I’ve never gone out on Halloween half made up.
In the closet, I saw my white pj bottoms, covered in a bright red strawberry and green leaf print, and added them to the collection – thinking I looked like a teenager dressing during Homecoming week: Clash Day. Then I added dangly orange rain-forest frog earrings that Bill had brought back from Costa Rica. I saw a bold reddish-pink lipstick in my drawer and put some on. As I smacked my lips, I knew what I was becoming. I put on my brown-framed glasses. I dug through my jewelry and found the charm bracelet that draws strange wondrous powers from women in the Midwest. I dug to the bottom of my purse and found my prayer bracelet. I added those to the Italian charm bracelet I wear every day on my left wrist with my “no needles in this arm Lymphedema” alert. I put on my slippers and I looked complete.
I could not verbally explain this to anyone, so I created a fictional character: a pink punk rocker princess in pajamas. But she was really a strange looking character forged from Chemo Camouflage, PJ Clash, Hair Liberation, and Power and Prayer. A woman going through chemo. A Warrior Princess. However named, the costume felt honest and strangely comfortable.

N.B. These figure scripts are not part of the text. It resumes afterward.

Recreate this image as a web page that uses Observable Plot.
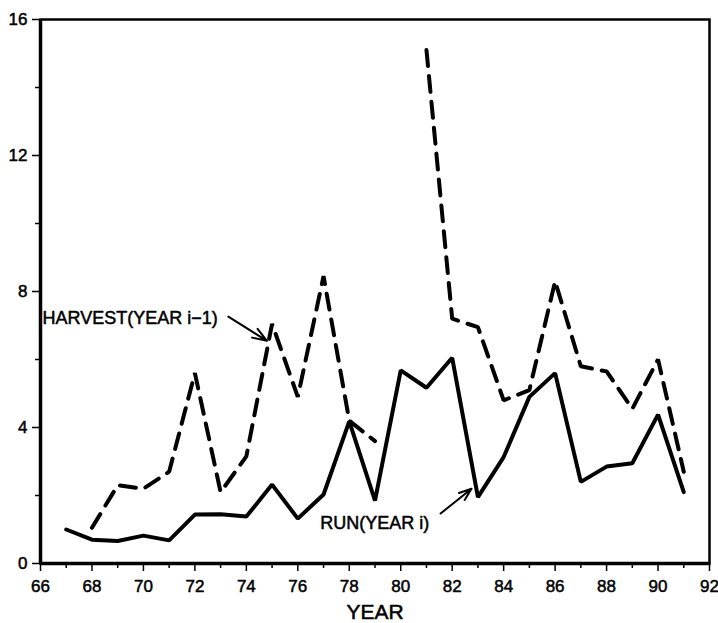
<!DOCTYPE html>
<html><head><meta charset="utf-8">
<script src="https://cdn.jsdelivr.net/npm/d3@7"></script>
<script src="https://cdn.jsdelivr.net/npm/@observablehq/plot@0.6"></script>
<style>
body{margin:0;background:#fff}
</style>
</head><body><div id="chart"></div>
<script>
const years   = [67,68,69,70,71,72,73,74,75,76,77,78,79,80,81,82,83,84,85,86,87,88,89,90,91];
const run     = [1.0,0.7,0.66,0.82,0.68,1.44,1.45,1.38,2.32,1.32,2.03,4.18,1.85,5.68,5.17,6.05,1.95,3.13,4.9,5.6,2.4,2.85,2.95,4.38,2.1];
const harvest = [null,1.05,2.3,2.2,2.7,5.6,2.1,3.15,7.05,4.9,8.45,4.2,3.6,null,15.1,7.2,6.95,4.8,5.1,8.3,5.8,5.65,4.55,6.0,2.7];

const xMajor = d3.range(66, 93, 2);
const xMinor = d3.range(67, 92, 2);
const yMajor = [0, 4, 8, 12, 16];
const yMinor = [2, 6, 10, 14];

const labels = ["HARVEST(YEAR i\u22121)", "RUN(YEAR i)"];
const labelX = [66.08, 76.87];
const labelY = [7.2, 1.18];
const arrowX1 = [73.3, 81.55];
const arrowY1 = [7.26, 1.47];
const arrowX2 = [74.8, 82.75];
const arrowY2 = [6.55, 2.2];

const runData = years.map((y, i) => ({year: y, value: run[i]}));
const harvestData = years.map((y, i) => ({year: y, value: harvest[i]}));
const labelData = labels.map((t, i) => ({t, x: labelX[i], y: labelY[i]}));
const arrowData = arrowX1.map((x, i) => ({x1: x, y1: arrowY1[i], x2: arrowX2[i], y2: arrowY2[i]}));

const font = "'Liberation Sans', Arial, sans-serif";
const heavy = {fill: "#000", stroke: "#000", strokeWidth: 0.5};

const chart = Plot.plot({
  width: 718,
  height: 623,
  marginLeft: 40,
  marginRight: 9,
  marginTop: 19,
  marginBottom: 60,
  style: {fontFamily: font, color: "#000", background: "#fff"},
  x: {domain: [66, 92]},
  y: {domain: [0, 16]},
  marks: [
    Plot.frame({stroke: "#000", strokeWidth: 2.5}),
    Plot.ruleX([66], {stroke: "#000", strokeWidth: 3.5}),
    Plot.ruleY([0], {stroke: "#000", strokeWidth: 3.5}),
    Plot.axisX({ticks: xMajor, tickSize: 8, tickFormat: () => "", label: null, strokeWidth: 1.5}),
    Plot.axisX({ticks: xMinor, tickSize: 5, tickFormat: () => "", label: null, strokeWidth: 1.5}),
    Plot.axisY({ticks: yMajor, tickSize: 8, tickFormat: () => "", label: null, strokeWidth: 1.5}),
    Plot.axisY({ticks: yMinor, tickSize: 5, tickFormat: () => "", label: null, strokeWidth: 1.5}),
    Plot.text(xMajor, {x: d => d, frameAnchor: "bottom", lineAnchor: "middle", dy: 23, fontSize: 17, ...heavy}),
    Plot.text(yMajor, {y: d => d, frameAnchor: "left", textAnchor: "end", lineAnchor: "middle", dx: -13, fontSize: 17, ...heavy}),
    Plot.line(harvestData, {x: "year", y: "value", stroke: "#000", strokeWidth: 4, strokeDasharray: "16,10", strokeLinejoin: "miter"}),
    Plot.line(runData, {x: "year", y: "value", stroke: "#000", strokeWidth: 4, strokeLinejoin: "miter"}),
    Plot.text(labelData, {x: "x", y: "y", text: "t", textAnchor: "start", fontSize: 18, ...heavy}),
    Plot.arrow(arrowData, {x1: "x1", y1: "y1", x2: "x2", y2: "y2", stroke: "#000", strokeWidth: 2, headLength: 12, headAngle: 40, bend: 0}),
    Plot.text(["YEAR"], {frameAnchor: "bottom", lineAnchor: "middle", dy: 49, fontSize: 21, ...heavy})
  ]
});
document.getElementById("chart").appendChild(chart);
</script>
</body></html>
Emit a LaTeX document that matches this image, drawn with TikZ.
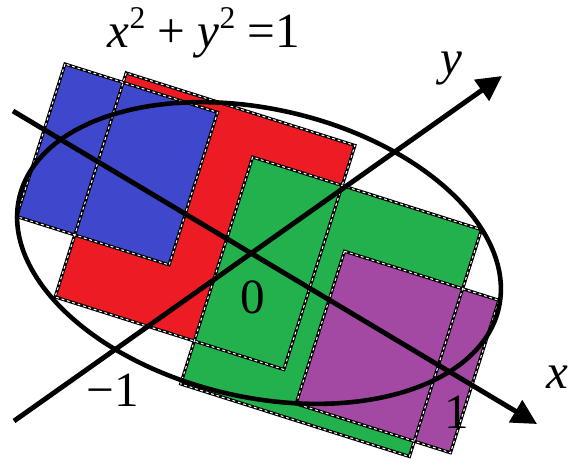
\documentclass[tikz,border=0pt]{standalone}
\usepackage{fontspec}
\setmainfont{Liberation Serif}
\usetikzlibrary{arrows.meta}
\definecolor{sqred}{RGB}{237,28,36}
\definecolor{sqgreen}{RGB}{34,177,76}
\definecolor{sqblue}{RGB}{63,72,204}
\definecolor{sqpurple}{RGB}{163,73,164}
\newcommand{\squared}{\raisebox{11pt}{\fontsize{18}{18}\selectfont\upshape 2}}

\begin{document}
\begin{tikzpicture}[x=0.02cm, y=-0.02cm,
        rim/.style={draw=black, line width=1.8pt},
        rimdash/.style={draw=white, line width=0.6pt, dash pattern=on 1.6pt off 1.6pt},
        axis/.style={line width=2.8pt, -{Triangle[length=0.5cm, width=0.5cm]}},
        curve/.style={line width=2.6pt},
        lab/.style={font=\fontsize{28}{30}\selectfont, inner sep=0pt}
    ]
    \useasboundingbox (0,0) rectangle (571,461);

    % tilted squares: fills first, then all the borders on top
    \begin{scope}[shift={(65,64)}, rotate=-17.6]
        \fill[sqred]    (61,-10) rectangle (301,225);
        \fill[sqgreen]  (207,32) rectangle (447,270);
        \fill[sqblue]   (0,0)    rectangle (160,160);
        \fill[sqpurple] (323,94) rectangle (485,254);
        \foreach \a/\b/\c/\d in {61/-10/301/225, 207/32/447/270, 0/0/160/160, 323/94/485/254}
            \draw[rim] (\a,\b) rectangle (\c,\d);
        \foreach \a/\b/\c/\d in {61/-10/301/225, 207/32/447/270, 0/0/160/160, 323/94/485/254}
            \draw[rimdash] (\a,\b) rectangle (\c,\d);
    \end{scope}

    \coordinate (centre) at (259,253);
    \coordinate (xtail) at (13,111);
    \coordinate (xhead) at (537,424);
    \coordinate (ytail) at (14,421);
    \coordinate (yhead) at (502,76);

    \draw[curve, rotate around={-13:(centre)}] (centre) ellipse [x radius=246, y radius=144];
    \draw[axis] (xtail) -- (xhead);
    \draw[axis] (ytail) -- (yhead);

    \node[lab] (eqn) at (204,33) {\textit{x}\squared{} + \textit{y}\squared{} =1};
    \node[lab, font=\fontsize{28}{30}\selectfont\itshape] (ylab) at (451,69) {y};
    \node[lab, font=\fontsize{28}{30}\selectfont\itshape] (xlab) at (557,377) {x};
    \node[lab] (zero) at (253,297) {0};
    \node[lab] (one) at (457,412) {1};
    \node[lab] (minusone) at (113,390) {−1};
\end{tikzpicture}
\end{document}
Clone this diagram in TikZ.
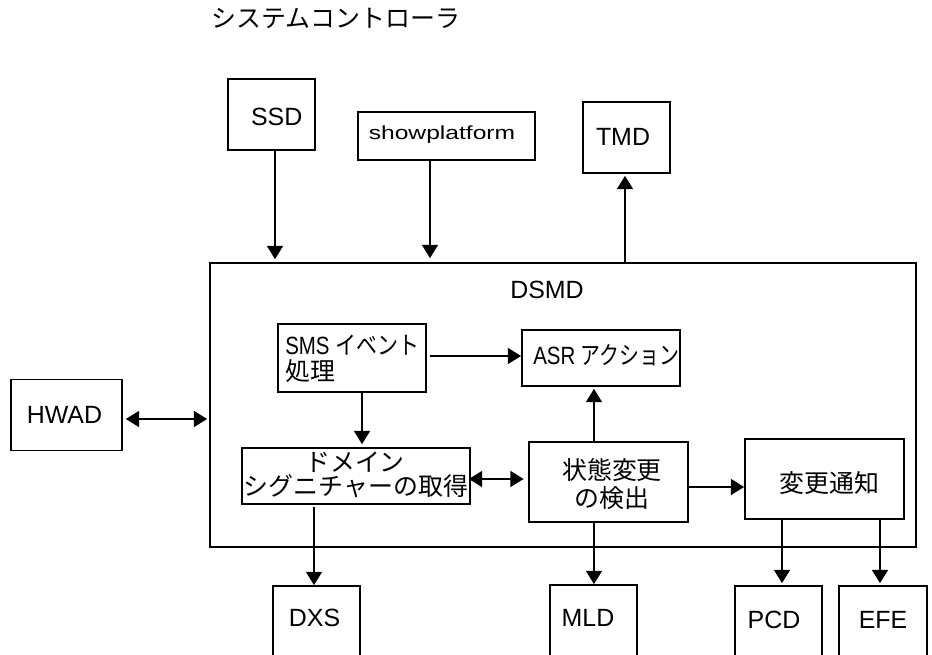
\documentclass[tikz,border=0pt]{standalone}
\usepackage{fontspec}
\setmainfont{Liberation Sans}
\newfontfamily\cjk{Noto Sans CJK JP}
\usetikzlibrary{arrows.meta}
\tikzset{
  boxs/.style={draw=black,line width=1.3pt,inner sep=0pt,rectangle},
  lbl/.style={inner sep=0pt,font=\fontsize{18.7pt}{18pt}\selectfont},
  jp/.style={inner sep=0pt,font=\cjk\fontsize{18.7pt}{18pt}\selectfont},
  arr/.style={line width=1.3pt,-{Triangle[length=10pt,width=12pt]}},
  biarr/.style={line width=1.3pt,{Triangle[length=10pt,width=12pt]}-{Triangle[length=10pt,width=12pt]}}
}
\newcommand{\bx}[5]{\node[boxs,minimum width=#4*.75pt,minimum height=#5*.75pt] (#1) at (#2,#3) {};}
\begin{document}
\begin{tikzpicture}[x=.75pt,y=-.75pt]
\clip (0,0) rectangle (932,655);
% boxes: name, centre x, centre y, width, height
\bx{ssd}{271.5}{114.5}{87}{71}
\bx{show}{446.5}{136}{177}{48}
\bx{tmd}{626.5}{137.5}{87}{71}
\bx{dsmd}{563}{405}{706}{284}
\bx{sms}{352}{358}{148}{68}
\bx{asr}{601}{358}{158}{56}
\bx{dom}{356}{476}{228}{56}
\bx{state}{608.5}{482}{159}{80}
\bx{notify}{824.5}{479}{159}{80}
\bx{hwad}{66.5}{415}{111}{71}
\bx{dxs}{316.5}{636}{87}{100}
\bx{mld}{593.5}{635}{87}{100}
\bx{pcd}{778.5}{636}{87}{100}
\bx{efe}{883}{636}{88}{100}
% texts
\node[jp] (title) at (336,18) {システムコントローラ};
\node[lbl] (tssd) at (276.7,117) {SSD};
\node[lbl,font=\fontsize{14.2pt}{16pt}\selectfont] (tshow) at (442,135) {\scalebox{1.3}[1]{showplatform}};
\node[lbl] (ttmd) at (623,137) {TMD};
\node[lbl] (tdsmd) at (547,290) {DSMD};
\node[lbl] (thwad) at (64.5,415) {HWAD};
\node[lbl] (tdxs) at (314.5,618) {DXS};
\node[lbl] (tmld) at (588,618) {MLD};
\node[lbl] (tpcd) at (774,620) {PCD};
\node[lbl] (tefe) at (883,620) {EFE};
\node[lbl,anchor=west,align=left,font=\fontsize{18.7pt}{19.5pt}\selectfont] (tsms) at (285,359) {\scalebox{.82}[1]{SMS}\hspace{.25em}\scalebox{.84}[1]{\cjk イベント}\\{\cjk 処理}};
\node[lbl,anchor=west] (tasr) at (533,355) {\scalebox{.82}[1]{ASR}\hspace{.2em}\scalebox{.8}[1]{\cjk アクション}};
\node[jp] (tdom) at (355,462) {ドメイン};
\node[jp] (tdom2) at (356,486) {シグニチャーの取得};
\node[jp] (tstate) at (612,470) {状態変更};
\node[jp] (tstate2) at (612,498) {の検出};
\node[jp] (tnotify) at (829.5,483) {変更通知};
% connectors
\draw[arr,shorten >=2.2pt] (275,0 |- ssd.south) -- (275,0 |- dsmd.north);
\draw[arr,shorten >=3pt] (430,0 |- show.south) -- (430,0 |- dsmd.north);
\draw[arr,shorten >=1.5pt] (625,0 |- dsmd.north) -- (625,0 |- tmd.south);
\draw[biarr,shorten <=2.2pt,shorten >=1.5pt] (hwad.east |- 0,419) -- (dsmd.west |- 0,419);
\draw[arr,shorten <=2.2pt] (sms.east |- 0,356) -- (asr.west |- 0,356);
\draw[arr,shorten >=2.2pt] (362,0 |- sms.south) -- (362,0 |- dom.north);
\draw[biarr,shorten <=-1.5pt,shorten >=3.4pt] (dom.east |- 0,479) -- (state.west |- 0,479);
\draw[arr,shorten >=1.5pt] (594,0 |- state.north) -- (594,0 |- asr.south);
\draw[arr] (state.east |- 0,487) -- (notify.west |- 0,487);
\draw[arr,shorten <=1.5pt] (314,0 |- dom.south) -- (314,0 |- dxs.north);
\draw[arr] (594,0 |- state.south) -- (594,0 |- mld.north);
\draw[arr,shorten >=1.5pt] (782,0 |- notify.south) -- (782,0 |- pcd.north);
\draw[arr,shorten >=1.5pt] (880,0 |- notify.south) -- (880,0 |- efe.north);
\end{tikzpicture}
\end{document}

If you’ve been keeping up with this blog and all the old writing on www.stayingstrong-linda.blogspot.com, you’ll see a void since mid-October. I had been merrily skipping along, editing and publishing a couple blogs a week. Then along came Power and Prayer, the skipping stopped. Time for writing evaporated. Editing these pieces and plunking them onto a blog wasn’t as simple as I had anticipated. I love copy editing, but…
Subconsciously, I consciously started focusing more on life around me, plunged into volunteering, left Power and Prayer hanging on a hook. But the last 48 hours, I’ve been taking inventory, re-accessing, and role-playing with my sister: “Repeat after me: ‘I am over-committed right now. I’m sorry I can’t take this on.’ So I can focus on my main jobs as a wife, a mother, a daughter, a granddaughter, a sister, a cousin, an aunt, a niece, a god-parent, a guardian, a friend, and now a writer. So I can get back to that Linda Malcolm who could fill your ears for days on paper. So I can tackle a big copy editing job.
My son Liam also took inventory Friday night. Looking at my highly-beaded and charmed wrist, he picked out the four biggest bluey-green beads nestled right next to each other on my prayer bracelet. “Look Mom, it’s Mommy, Daddy, Will, and Liam.”
And now on to editing Power and Prayer with :”) and a bracelet back in my pocket.